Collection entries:
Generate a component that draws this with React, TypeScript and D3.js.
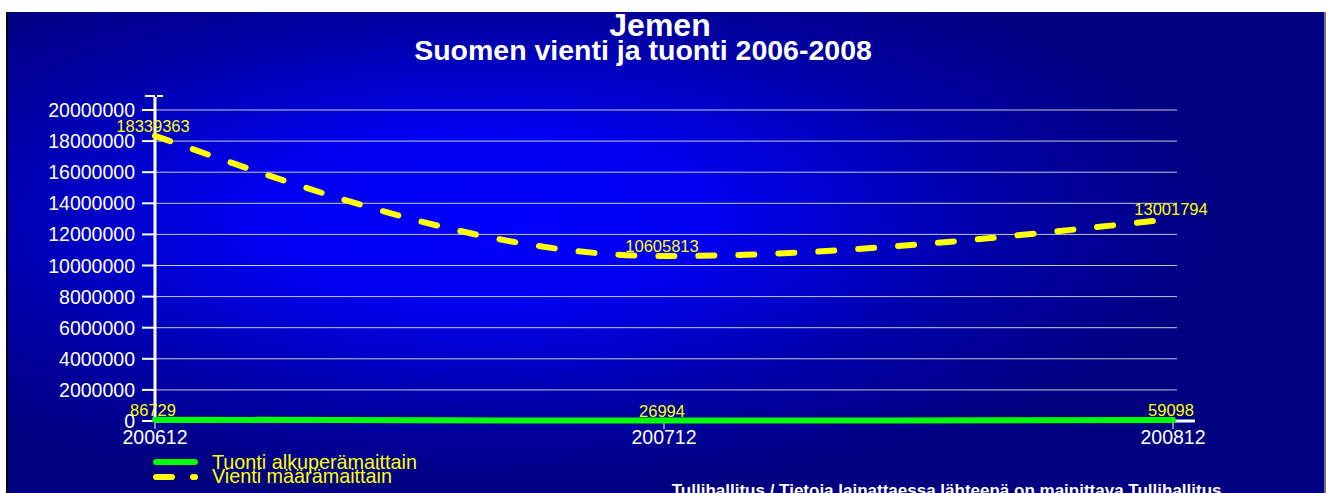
import React, { useEffect, useRef } from 'react';
import * as d3 from 'd3';

const months = ['200612', '200712', '200812'];
const tuonti = [86729, 26994, 59098];
const vienti = [18339363, 10605813, 13001794];
const yTicks = [0, 2000000, 4000000, 6000000, 8000000, 10000000, 12000000, 14000000, 16000000, 18000000, 20000000];
const legendLabels = ['Tuonti alkuperämaittain', 'Vienti määrämaittain'];

const W = 1328,
  H = 493;

export default function App() {
  const ref = useRef<SVGSVGElement>(null);

  useEffect(() => {
    const svg = d3.select(ref.current);
    svg.selectAll('*').remove();

    const x = d3.scalePoint<string>().domain(months).range([155, 1173]);
    const y = d3.scaleLinear().domain([0, 20000000]).range([421, 110]);

    const defs = svg.append('defs');
    const grad = defs
      .append('radialGradient')
      .attr('id', 'bg')
      .attr('cx', 0.36)
      .attr('cy', 0.42)
      .attr('r', 0.56);
    grad.append('stop').attr('offset', 0).attr('stop-color', '#0000ff');
    grad.append('stop').attr('offset', 0.3).attr('stop-color', '#0000f2');
    grad.append('stop').attr('offset', 0.7).attr('stop-color', '#0000a6');
    grad.append('stop').attr('offset', 1).attr('stop-color', '#000080');

    // background
    svg.append('rect').attr('x', 6).attr('y', 12).attr('width', 1319).attr('height', 490).attr('fill', 'url(#bg)');
    svg.append('line').attr('x1', 7).attr('x2', 7).attr('y1', 12).attr('y2', H).attr('stroke', '#000').attr('stroke-width', 2);
    svg.append('line').attr('x1', 1325).attr('x2', 1325).attr('y1', 12).attr('y2', H).attr('stroke', '#777').attr('stroke-width', 2);

    // titles
    svg
      .append('text')
      .attr('x', 660)
      .attr('y', 36)
      .attr('text-anchor', 'middle')
      .attr('font-family', 'Liberation Sans, Arial, sans-serif')
      .attr('font-weight', 'bold')
      .attr('font-size', 32)
      .attr('fill', '#fff')
      .text('Jemen');
    svg
      .append('text')
      .attr('x', 643)
      .attr('y', 60)
      .attr('text-anchor', 'middle')
      .attr('font-family', 'Liberation Sans, Arial, sans-serif')
      .attr('font-weight', 'bold')
      .attr('font-size', 28.5)
      .attr('fill', '#fff')
      .text('Suomen vienti ja tuonti 2006-2008');

    // grid
    svg
      .append('g')
      .selectAll('line')
      .data(yTicks.filter(d => d > 0))
      .enter()
      .append('line')
      .attr('x1', x(months[0]))
      .attr('x2', 1177)
      .attr('y1', d => y(d))
      .attr('y2', d => y(d))
      .attr('stroke', '#c8c8d8')
      .attr('stroke-width', 1);

    // y axis
    const yAxis = svg.append('g').attr('font-family', 'Liberation Sans, Arial, sans-serif');
    yAxis
      .selectAll('line.tick')
      .data(yTicks)
      .enter()
      .append('line')
      .attr('class', 'tick')
      .attr('x1', 142)
      .attr('x2', 155)
      .attr('y1', d => y(d))
      .attr('y2', d => y(d))
      .attr('stroke', '#fff')
      .attr('stroke-width', 2);
    yAxis
      .selectAll('text')
      .data(yTicks)
      .enter()
      .append('text')
      .attr('x', 135)
      .attr('y', d => y(d) + 7)
      .attr('text-anchor', 'end')
      .attr('font-size', 19.5)
      .attr('fill', '#fff')
      .text(d => String(d));
    yAxis
      .append('line')
      .attr('x1', 155)
      .attr('x2', 155)
      .attr('y1', 97)
      .attr('y2', y(0))
      .attr('stroke', '#fff')
      .attr('stroke-width', 3);
    yAxis
      .append('line')
      .attr('x1', 145)
      .attr('x2', 163)
      .attr('y1', 96)
      .attr('y2', 96)
      .attr('stroke', '#fff')
      .attr('stroke-width', 2)
      .attr('stroke-dasharray', '10 2');

    // x axis
    const xAxis = svg.append('g').attr('font-family', 'Liberation Sans, Arial, sans-serif');
    xAxis
      .append('line')
      .attr('x1', 155)
      .attr('x2', 1195)
      .attr('y1', y(0))
      .attr('y2', y(0))
      .attr('stroke', '#fff')
      .attr('stroke-width', 3);
    xAxis
      .selectAll('line.tick')
      .data(months)
      .enter()
      .append('line')
      .attr('class', 'tick')
      .attr('x1', d => x(d)!)
      .attr('x2', d => x(d)!)
      .attr('y1', y(0))
      .attr('y2', y(0) + 8)
      .attr('stroke', '#fff')
      .attr('stroke-width', 1);
    xAxis
      .selectAll('text')
      .data(months)
      .enter()
      .append('text')
      .attr('x', d => x(d)!)
      .attr('y', 444)
      .attr('text-anchor', 'middle')
      .attr('font-size', 19.5)
      .attr('fill', '#fff')
      .text(d => d);

    // series
    const line = d3
      .line<number>()
      .x((d, i) => x(months[i])!)
      .y(d => y(d))
      .curve(d3.curveMonotoneX);

    svg
      .append('path')
      .attr('d', line(tuonti))
      .attr('fill', 'none')
      .attr('stroke', '#00ff00')
      .attr('stroke-width', 6)
      .attr('stroke-linecap', 'round');

    svg
      .append('path')
      .attr('d', line(vienti))
      .attr('fill', 'none')
      .attr('stroke', '#ffff00')
      .attr('stroke-width', 6)
      .attr('stroke-linecap', 'round')
      .attr('stroke-dasharray', '16 24');

    // value labels
    const labels = svg.append('g').attr('font-family', 'Liberation Sans, Arial, sans-serif').attr('font-size', 16.5).attr('fill', '#ffff00').attr('text-anchor', 'middle');
    [tuonti, vienti].forEach(series => {
      labels
        .append('g')
        .selectAll('text')
        .data(series)
        .enter()
        .append('text')
        .attr('x', (d, i) => x(months[i])! - 2)
        .attr('y', d => y(d) - 4)
        .text(d => String(d));
    });

    // legend
    const legend = svg.append('g').attr('font-family', 'Liberation Sans, Arial, sans-serif');
    legend
      .append('line')
      .attr('x1', 156)
      .attr('x2', 195)
      .attr('y1', 462)
      .attr('y2', 462)
      .attr('stroke', '#00ff00')
      .attr('stroke-width', 6)
      .attr('stroke-linecap', 'round');
    legend
      .append('line')
      .attr('x1', 156)
      .attr('x2', 195)
      .attr('y1', 477)
      .attr('y2', 477)
      .attr('stroke', '#ffff00')
      .attr('stroke-width', 6)
      .attr('stroke-linecap', 'round')
      .attr('stroke-dasharray', '16 21');
    legend
      .selectAll('text')
      .data(legendLabels)
      .enter()
      .append('text')
      .attr('x', 212)
      .attr('y', (d, i) => 469 + i * 14)
      .attr('font-size', 19.8)
      .attr('fill', '#ffff00')
      .text(d => d);

    // source
    svg
      .append('text')
      .attr('x', 949)
      .attr('y', 496)
      .attr('text-anchor', 'middle')
      .attr('font-family', 'Liberation Sans, Arial, sans-serif')
      .attr('font-weight', 'bold')
      .attr('font-size', 17)
      .attr('fill', '#fff')
      .text('Tullihallitus / Tietoja lainattaessa lähteenä on mainittava Tullihallitus.');
  }, []);

  return <svg ref={ref} width={W} height={H} style={{ position: 'absolute', left: 0, top: 0, background: '#fff' }} />;
}
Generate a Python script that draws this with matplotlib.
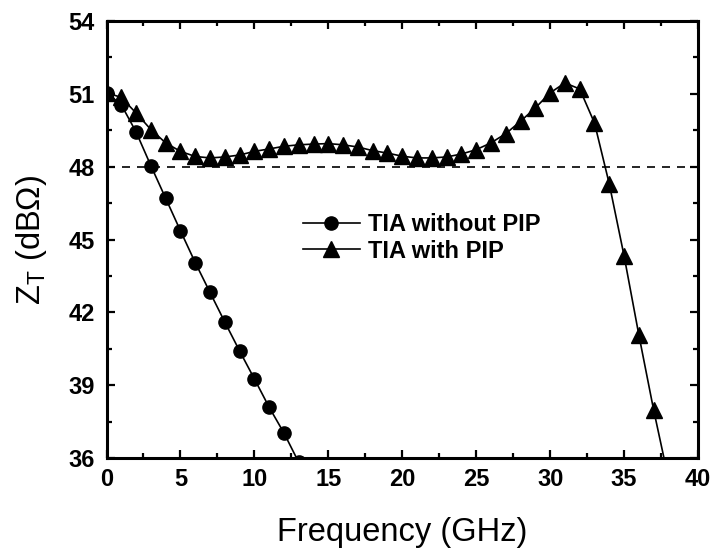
import matplotlib
matplotlib.use("Agg")
import matplotlib.pyplot as plt
from matplotlib.ticker import MultipleLocator

plt.rcParams['font.family'] = ['Liberation Sans', 'DejaVu Sans']
plt.rcParams['mathtext.fontset'] = 'custom'
plt.rcParams['mathtext.rm'] = 'Liberation Sans'

# data
freq_without = [0, 1, 2, 3, 4, 5, 6, 7, 8, 9, 10, 11, 12, 13]
zt_without = [51.05, 50.55, 49.43, 48.04, 46.70, 45.36, 44.05, 42.82, 41.60,
              40.41, 39.26, 38.09, 37.03, 35.82]

freq_with = list(range(0, 39))
zt_with = [51.05, 50.85, 50.21, 49.53, 48.98, 48.63, 48.42, 48.36, 48.40, 48.48,
           48.63, 48.73, 48.84, 48.90, 48.93, 48.95, 48.90, 48.81, 48.66, 48.56,
           48.43, 48.36, 48.36, 48.40, 48.52, 48.70, 48.98, 49.36, 49.87, 50.42,
           51.04, 51.45, 51.20, 49.80, 47.29, 44.33, 41.07, 37.98, 35.15]

ref_level = 48
labels = ['TIA without PIP', 'TIA with PIP']
xlim = (0, 40)
ylim = (36, 54)

fig = plt.figure(figsize=(7.13, 5.56), dpi=100)
ax = fig.add_axes([106.5/713, 1-458/556, (698-106.5)/713, (458-21)/556])

ax.plot(freq_without, zt_without, color='black', lw=1.2, marker='o', ms=9.5,
        label=labels[0])
ax.plot(freq_with, zt_with, color='black', lw=1.2, marker='^', ms=11,
        label=labels[1])
ax.axhline(ref_level, color='black', lw=1.2, dashes=(4.8, 4.2))

ax.set_xlim(*xlim)
ax.set_ylim(*ylim)
ax.xaxis.set_major_locator(MultipleLocator(5))
ax.xaxis.set_minor_locator(MultipleLocator(2.5))
ax.yaxis.set_major_locator(MultipleLocator(3))
ax.yaxis.set_minor_locator(MultipleLocator(1.5))
ax.tick_params(which='both', direction='in', top=True, right=True, width=1.6)
ax.tick_params(which='major', length=6)
ax.tick_params(which='minor', length=3.5)
ax.tick_params(axis='x', which='major', pad=7)
ax.tick_params(axis='y', which='major', pad=8.5)
for s in ax.spines.values():
    s.set_linewidth(2.2)
for lab in ax.get_xticklabels() + ax.get_yticklabels():
    lab.set_fontsize(17)
    lab.set_fontweight('bold')

ax.set_xlabel('Frequency (GHz)', fontsize=23.5, labelpad=19)
ax.set_ylabel('Z$_\\mathregular{T}$ (dB\u03a9)', fontsize=23.5, labelpad=14)

leg = ax.legend(loc='upper left', bbox_to_anchor=(303/713, 1-213/556),
                bbox_transform=fig.transFigure, frameon=False,
                prop={'size': 17, 'weight': 'bold'}, handlelength=2.4,
                handletextpad=0.35, labelspacing=0.15, borderpad=0,
                borderaxespad=0)

fig.savefig('out.png', dpi=100)
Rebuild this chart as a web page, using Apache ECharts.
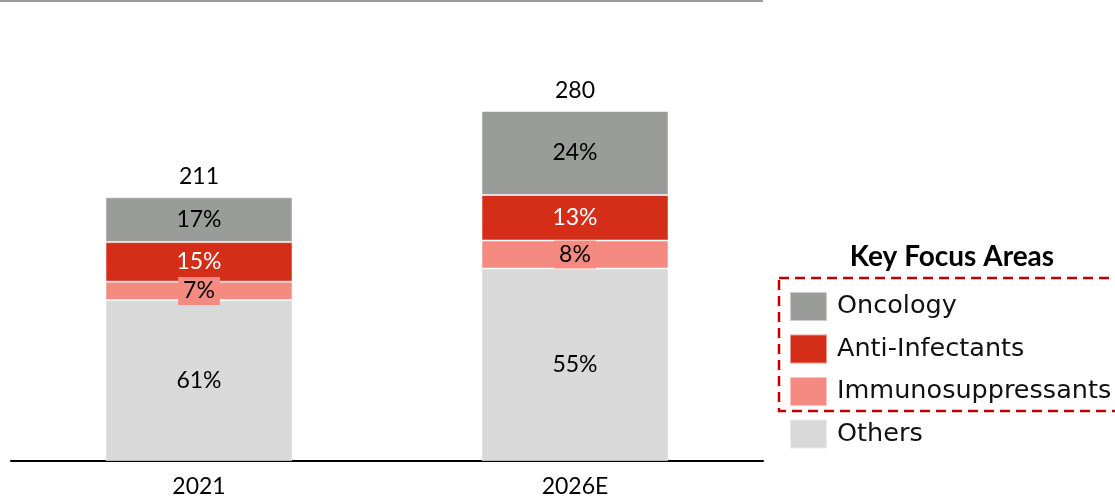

▶ Given exercise: From the first line of the listing above, repeat every line through the one holding "svg.selectAll('*').remove();". Both ends count, and pictures stay out.

▶ Exercise solution:
Generate a component that draws this with React, TypeScript and D3.js.
import React, { useEffect, useRef } from 'react';
import * as d3 from 'd3';

const months = ['200612', '200712', '200812'];
const tuonti = [86729, 26994, 59098];
const vienti = [18339363, 10605813, 13001794];
const yTicks = [0, 2000000, 4000000, 6000000, 8000000, 10000000, 12000000, 14000000, 16000000, 18000000, 20000000];
const legendLabels = ['Tuonti alkuperämaittain', 'Vienti määrämaittain'];

const W = 1328,
  H = 493;

export default function App() {
  const ref = useRef<SVGSVGElement>(null);

  useEffect(() => {
    const svg = d3.select(ref.current);
    svg.selectAll('*').remove();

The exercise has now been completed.